A/B testing is the only reliable way to measure whether a new model actually improves business outcomes in production. Without it, you are deploying based on offline metrics that may not correlate with real-world performance.

A/B Test Architecture

              Load Balancer
              (traffic split)
             /              \
       90% traffic      10% traffic
            │                │
     ┌──────▼──────┐  ┌─────▼───────┐
     │  Model A    │  │  Model B    │
     │ (champion)  │  │ (candidate) │
     └──────┬──────┘  └──────┬──────┘
            │                │
            └──────┬─────────┘
                   ▼
            Metrics Collection
            & Statistical Test

A/B Test Checklist

StepAction
1. Define hypothesis"Model B improves metric X by Y%"
2. Choose metricsPrimary (business), secondary (model quality), guardrail (safety)
3. Calculate sample sizePower analysis: significance level, power, minimum detectable effect
4. Randomize trafficConsistent hashing by user/session
5. Run experimentCollect data for calculated duration
6. Analyze resultsStatistical significance test
7. DecidePromote, iterate, or discard

Statistical Significance

from scipy import stats

# Two-proportion z-test (for conversion rates)
def ab_test_proportions(successes_a, total_a, successes_b, total_b, alpha=0.05):
    p_a = successes_a / total_a
    p_b = successes_b / total_b
    p_pool = (successes_a + successes_b) / (total_a + total_b)

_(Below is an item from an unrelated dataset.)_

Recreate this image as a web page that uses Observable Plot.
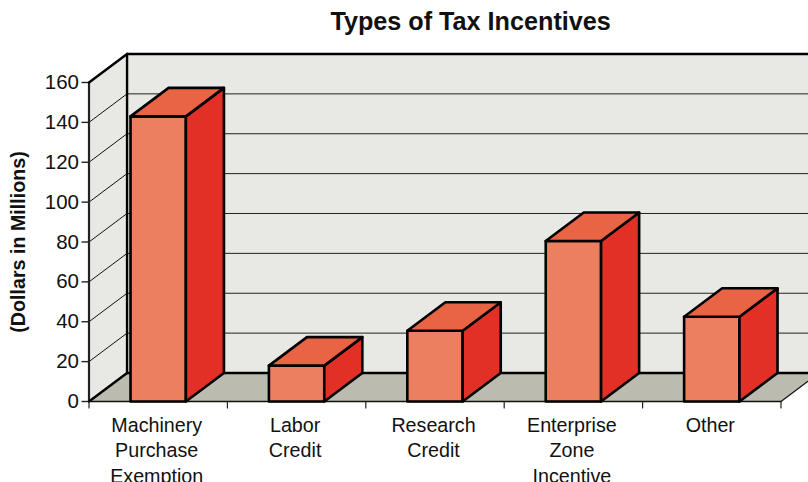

    se = (p_pool * (1 - p_pool) * (1/total_a + 1/total_b)) ** 0.5
    z = (p_b - p_a) / se
    p_value = 2 * (1 - stats.norm.cdf(abs(z)))

    return {
        "rate_a": p_a, "rate_b": p_b,
        "lift": (p_b - p_a) / p_a,
        "z_score": z, "p_value": p_value,
        "significant": p_value < alpha
    }

Canary Deployment

Canary deployments let you validate a new model on a small percentage of live traffic before rolling it out fully. Combined with auto-rollback triggers, they prevent bad deployments from impacting more than a fraction of users.

Canary Stages

StageTraffic %DurationGate
Deploy0% (shadow)1 hourLogs clean, no errors
Canary5%2-4 hoursError rate < baseline + 0.5%
Expand25%4-12 hoursLatency P95 < baseline + 10%
Expand50%12-24 hoursBusiness metrics stable
Full100%OngoingAll metrics healthy

Auto-Rollback Triggers

SignalThresholdAction
Error rate> 5%Immediate rollback
Latency P95> 2x baselineRollback
Guardrail trigger rate> 3x baselineRollback
User feedback negative> 2x baselinePause, investigate
Cost per request> 2x baselinePause, investigate

Drift Detection

The real world changes constantly -- customer behavior shifts, data pipelines break, and upstream schemas evolve. Drift detection alerts you when your model's operating conditions have diverged from what it was trained on.

Types of Drift

TypeWhat ChangesDetection Method
Data driftInput feature distributionsPSI, KL divergence, KS test
Concept driftRelationship between features and targetModel performance metrics
Prediction driftOutput distributionPSI on predictions
Label driftGround truth distributionMonitor label feedback
Upstream driftData pipeline changesSchema validation

Population Stability Index (PSI)

import numpy as np

def calculate_psi(expected, actual, bins=10):
    """
    PSI < 0.1: No significant change
    PSI 0.1-0.25: Moderate change, investigate
    PSI > 0.25: Significant change, action needed
    """
    breakpoints = np.quantile(expected, np.linspace(0, 1, bins + 1))
    breakpoints[0] = -np.inf
    breakpoints[-1] = np.inf

    expected_counts = np.histogram(expected, bins=breakpoints)[0] / len(expected)
    actual_counts = np.histogram(actual, bins=breakpoints)[0] / len(actual)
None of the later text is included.